Not so long ago I queued in persistent Aberdeen drizzle to hand over my expensive match ticket for a one-day cricket international.

My mood darkened with the weather as the booted and suited were ushered through a dedicated entrance apart from we hoi polloi who had paid for our tickets. They, of course, were the corporate elect, memorably christened the "prawn sandwich brigade" by former Manchester United captain Roy Keane.

Nothing, apart from television-dictated kick-offs, annoys ordinary fans more than corporate hospitality. The reasons are not hard to find. In the gents I met a stray from the corporate compound. "What do you think of it so far?" he asked.

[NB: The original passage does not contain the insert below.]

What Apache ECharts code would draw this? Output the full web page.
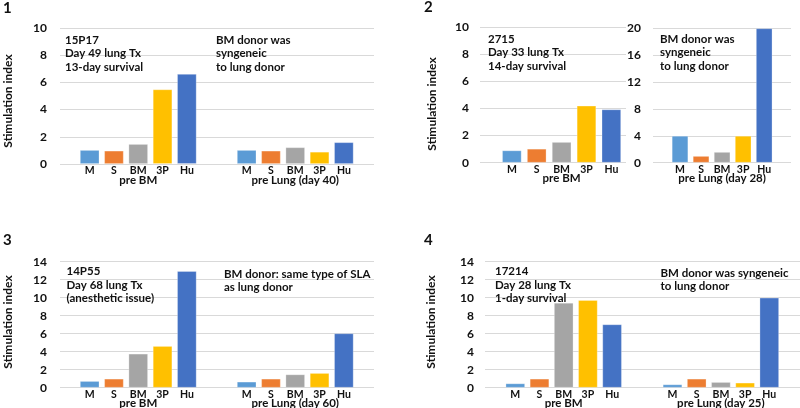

I suggested that Jimmy Anderson was still quick despite the damp underfoot conditions. The adjacent cognoscenti paused a moment before asking: "Is he a batter or bowler then?" My involuntary wince led him to add, perhaps unnecessarily, that he knew nothing about cricket. The "best thing" was "being paid to be there." Clearly a loss to the diplomatic corps.

It's not only football and cricket that are menaced by the corporate contagion. It is as aggressive and invasive as the Japanese kudzu beetle, and is spreading rapidly through most sports, threatening the long-term welfare of its hosts. Anyone who has tried unsuccessfully to obtain tickets for Wimbledon may well wonder why assorted politicians, business people and "movers and shakers" do not experience similar difficulties. Corporate credit cards talk in areas other than sport. They pay for the wining, dining and general entertainment of actual and potential clients. But where is the dividing line between corporate hospitality and corporate corruption? Wining and dining potential clients is a sweetener and an incentive to "remember us" when awarding the next contract.

Critics of corporate hospitality are sometimes accused of envy or failing to understand the need to grease the wheels of business. Maybes aye, maybe no. Nevertheless, corporate hospitality is not cost neutral.

At the end of the day someone picks up the tab. Usually it is the consumer, those of us who buy the petrol or invest in sponsors' financial products.

In truth, corporate hospitality is further confirmation of whose opinion really matters in modern Britain. In much the same way as only little people pay taxes, it seems only little people buy their own tickets.